Xiaomi’s initial factory, designed with an annual capacity of 150,000 units—or about 12,500 units monthly—now requires substantial adjustments to double its output. This has prompted Xiaomi to implement major changes to its production schedule and efficiency.

According to National Business Daily, Xiaomi’s second plant is in overdrive, running day-and-night shifts to meet a mid-June 2025 completion deadline.

Insiders reveal Xiaomi’s urgency: upon completion, the second plant will go through internal inspections and regulatory checks from the Ministry of Housing and Urban-Rural Development, setting its production start for as early as July, but no later than August. Once both plants are operational, Xiaomi’s combined annual capacity will reach 300,000 units.

Since the SU7’s debut on March 28, Xiaomi has ridden a wave of consumer excitement, securing 88,898 preorders within 24 hours. To address component shortages and expedite deliveries, Xiaomi’s supply chain team quickly engaged suppliers nationwide. During a May earnings call, CEO Lei Jun announced a shift to a two-shift schedule starting in June, targeting monthly deliveries of 10,000 units. Initially, Xiaomi set a 2024 delivery goal of 100,000 units, but rising demand led to an updated goal: guaranteeing 100,000 units with a stretch target of up to 120,000.

After months of accelerated production, Xiaomi hit a new record in October, delivering 20,000 SU7 units. Lei Jun marked the occasion on social media, noting that Xiaomi may reach its 100,000-unit goal early, possibly by November. For comparison, Tesla’s Model 3 took 18 months post-launch in 2017 to hit similar figures, while Zeekr’s 001 reached it in 10 months after its 2021 debut. Xiaomi’s eight-month achievement highlights the strength of its supply chain and robust market demand.

Yet challenges remain. According to Xiaomi Auto’s app, the SU7’s current delivery window is 25–28 weeks, meaning new orders placed now may not be fulfilled until April. Reports indicate that demand for the SU7 spiked again in June after a two-month post-launch plateau, with weekly orders stabilizing at around 4,000 units. The October launch of the SU7 Ultra brought monthly orders to 23,000, outpacing Xiaomi’s current production capacity.

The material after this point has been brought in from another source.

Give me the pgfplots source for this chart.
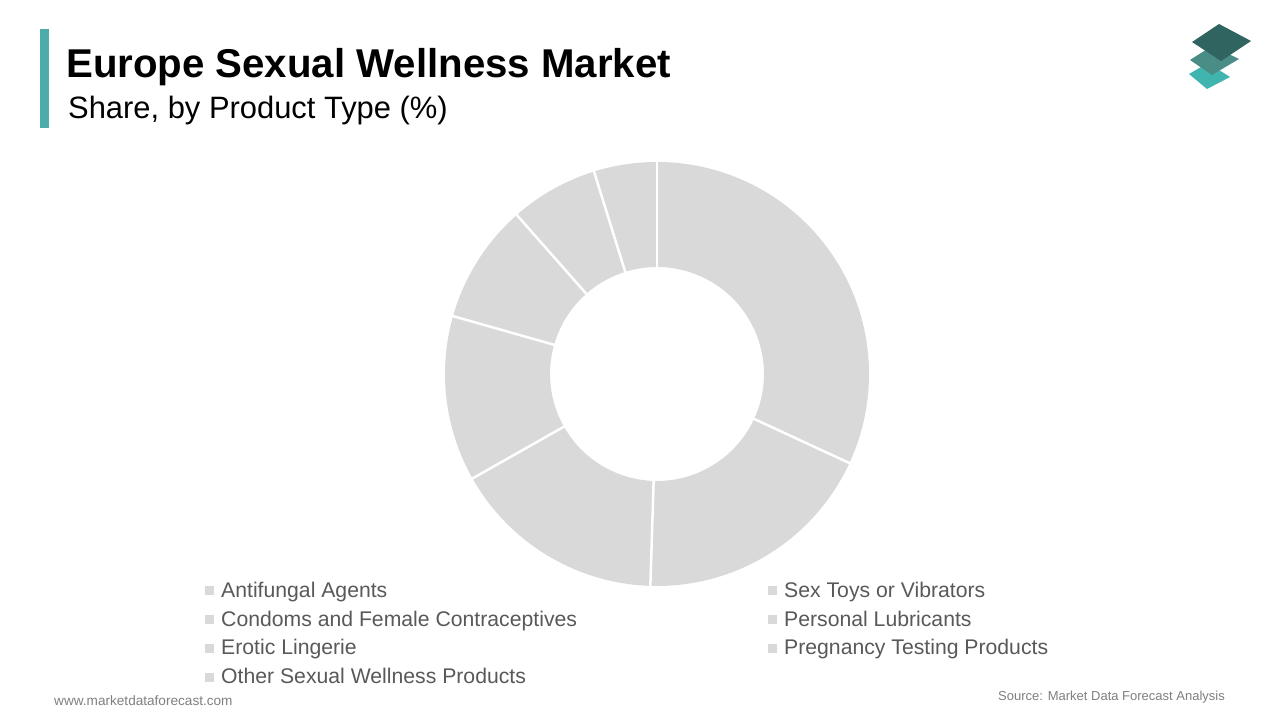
\documentclass[border=0pt]{standalone}
\usepackage{pgfplots}
\pgfplotsset{compat=1.18}
\usepackage{pgfplotstable}
\usepackage{fontspec}
\setmainfont{Liberation Sans}
\definecolor{slice}{HTML}{D9D9D9}
\definecolor{legtext}{HTML}{595959}
\definecolor{foot}{HTML}{808080}
\definecolor{accent}{HTML}{4BACAA}
\definecolor{logoA}{HTML}{2F6460}
\definecolor{logoB}{HTML}{4A8C86}
\definecolor{logoC}{HTML}{40B5B0}

\pgfplotstableread[col sep=comma]{
label,share
Antifungal Agents,31.9
Condoms and Female Contraceptives,18.6
Erotic Lingerie,16.3
Other Sexual Wellness Products,12.6
Sex Toys or Vibrators,9.1
Personal Lubricants,6.7
Pregnancy Testing Products,4.8
}\shares

\begin{document}
\begin{tikzpicture}
\begin{axis}[x=1pt,y=1pt,xmin=0,xmax=1280,ymin=0,ymax=720,
  hide axis,clip=false,scale only axis,disabledatascaling]
\pgfplotsextra{
  \fill[white] (axis cs:0,0) rectangle (axis cs:1280,720);
  % accent bar
  \fill[accent] (axis cs:40,592) rectangle (axis cs:49,691);
  % titles
  \node[anchor=base west,inner sep=0pt,font=\fontsize{40.2}{45}\selectfont\bfseries] at (axis cs:66,642.5) {Europe Sexual Wellness Market};
  \node[anchor=base west,inner sep=0pt,font=\fontsize{30.9}{35}\selectfont] at (axis cs:68,601) {Share, by Product Type (\%)};
  % logo
  \fill[logoC] (axis cs:1208,657) -- (axis cs:1230,643) -- (axis cs:1207,631) -- (axis cs:1189,646) -- cycle;
  \fill[logoB] (axis cs:1212,674) -- (axis cs:1239,661) -- (axis cs:1212,645) -- (axis cs:1190,660) -- cycle;
  \fill[logoA] (axis cs:1219,696) -- (axis cs:1251,679) -- (axis cs:1221,659) -- (axis cs:1192,678) -- cycle;
  % donut
  \gdef\cumang{90}
  \foreach \i in {0,...,6}{
    \pgfplotstablegetelem{\i}{share}\of\shares
    \pgfmathsetmacro\sa{\cumang}
    \pgfmathsetmacro\ea{\cumang-3.6*\pgfplotsretval}
    \fill[slice] (axis cs:657,346) ++(\sa:212pt) arc[start angle=\sa,end angle=\ea,radius=212pt]
      -- ++(\ea:-105pt) arc[start angle=\ea,end angle=\sa,radius=107pt] -- cycle;
    \xdef\cumang{\ea}
  }
  \gdef\cumang{90}
  \foreach \i in {0,...,6}{
    \pgfplotstablegetelem{\i}{share}\of\shares
    \pgfmathsetmacro\sa{\cumang}
    \pgfmathsetmacro\ea{\cumang-3.6*\pgfplotsretval}
    \draw[white,line width=2.5pt] (axis cs:657,346) ++(\sa:104pt) -- ++(\sa:110pt);
    \xdef\cumang{\ea}
  }
  % legend
  \foreach \i in {0,...,6}{
    \pgfplotstablegetelem{\i}{label}\of\shares
    \ifnum\i<4
      \def\lx{205}\pgfmathsetmacro\ly{130-28.67*\i}
    \else
      \def\lx{768}\pgfmathsetmacro\ly{130-28.67*(\i-4)}
    \fi
    \fill[slice] (axis cs:\lx,\ly) ++(0pt,-5.5pt) rectangle ++(9pt,9pt);
    \node[anchor=base west,inner sep=0pt,text=legtext,font=\fontsize{21.2}{25}\selectfont]
      at (axis cs:\lx,\ly) [xshift=16pt,yshift=-7.5pt] {\pgfplotsretval};
  }
  % footer
  \node[anchor=base west,inner sep=0pt,text=foot,font=\fontsize{13.6}{16}\selectfont] at (axis cs:54,14) {www.marketdataforecast.com};
  \node[anchor=base east,inner sep=0pt,text=foot,font=\fontsize{13}{16}\selectfont] at (axis cs:1225,19) {Source: Market Data Forecast Analysis};
}
\end{axis}
\end{tikzpicture}
\end{document}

With production at 20,000 units per month, Xiaomi’s first plant is running at 160% capacity. To reduce delays, Xiaomi aims to increase monthly output to 24,000 units by year-end. However, further expansion is critical to keep pace with demand.

Looking ahead, Xiaomi plans to start SU7 Ultra production with deliveries beginning in March 2025. Another SUV model, codenamed “MX11,” is expected to launch and enter production that year. SUVs are capturing over 50% of China’s passenger vehicle market from January to September, and Xiaomi is preparing to meet this demand with sufficient production capacity across its lineup.

By 2025, with three models—SU7, SU7 Ultra, and the MX11—entering production, Xiaomi’s first plant will be stretched to its limits. The timely completion of its second plant is essential. Public filings show that Xiaomi’s second plant, located adjacent to the first, spans 718,000 square meters with 400,000 square meters of floor space and a capacity of 150,000 units per year. Construction has accelerated to keep up with these demands.

Xiaomi is reportedly pushing for early commissioning, targeting completion by June 2025. Following internal inspections and regulatory approvals, the plant is expected to begin production by July or August. Together, the two plants will bring Xiaomi’s annual capacity to 300,000 units, easing much of the delivery strain.

Competition in China’s electric vehicle market remains fierce. Li Auto recently announced plans to expand production of its popular L6 model by the 2025 Lunar New Year to meet delivery demands.

As Xiaomi’s model lineup expands, so do its supply chain challenges. Beyond ramping up production, Xiaomi will need to strengthen its position within the automotive supply chain to ensure component availability. Managing orders, production, and supply resources will be a long-term challenge as Xiaomi Auto scales to meet market demand.